The GRC referred the case to an ALJ, who ruled that the use of a private cell phone to make personal calls at work does not trigger OPRA, and that the privacy interest in the cell phone records outweighed the requestor’s interest in obtaining records of call destination location. The GRC adopted the ALJ’s decision.
The ALJ noted that the courts have determined that public employee telephone records are generally confidential and protected by privacy expectations. He performed the balancing test required by the Supreme Court in OPRA privacy cases, and concluded that the requestor had not shown a need for the call location information that overcame the clear privacy interest in one’s personal cell phone bills.
The requestor primarily relied on the Appellate Division’s opinion in an OPRA case, Livecchia v. Boro of Mount Arlington, where the court required disclosure of destination location data from government employees’ public cell phones, based on a claim that these employees were using the phones for personal calls. The ALJ said that Livecchia did not apply because there the phone charges were paid by the public agency; in the present case, the public did not pay for usage of the phone.

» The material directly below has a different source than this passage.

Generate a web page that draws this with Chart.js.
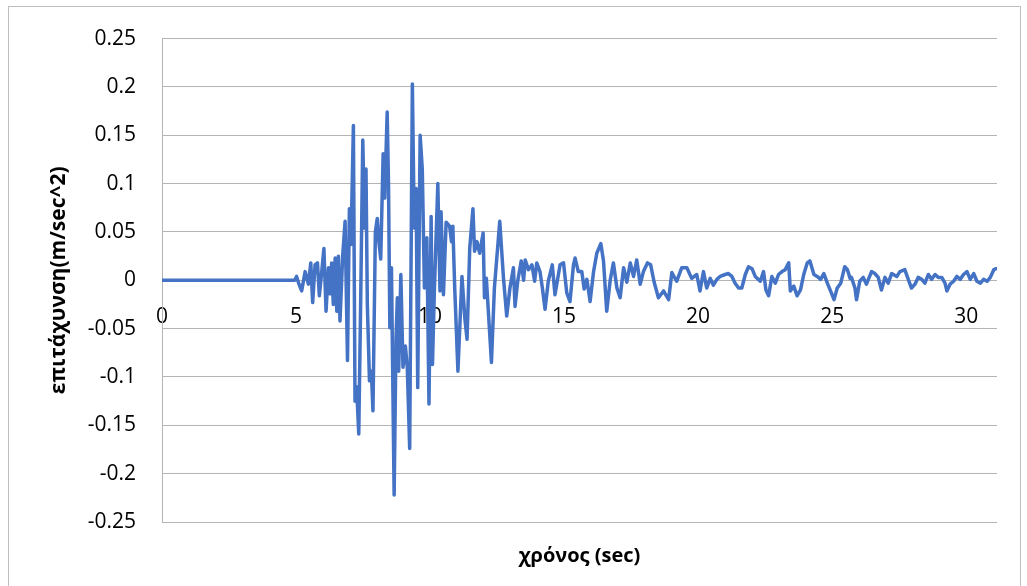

The most important aspect of this case is that the GRC rejected the requestor’s argument that the ALJ should have held a plenary hearing to determine how much the cell phone was used for government matters. I’m sure that many public employees occasionally use their personal cell phones for a work-related call. This should not subject them to the threat of an OPRA suit involving discovery and a hearing concerning their personal cell phone records.
It should be kept in mind that this decision deals only with personal cell phone bills and does not involve an important question that no New Jersey court has yet addressed: whether OPRA covers text messages about government business on personal cell phones.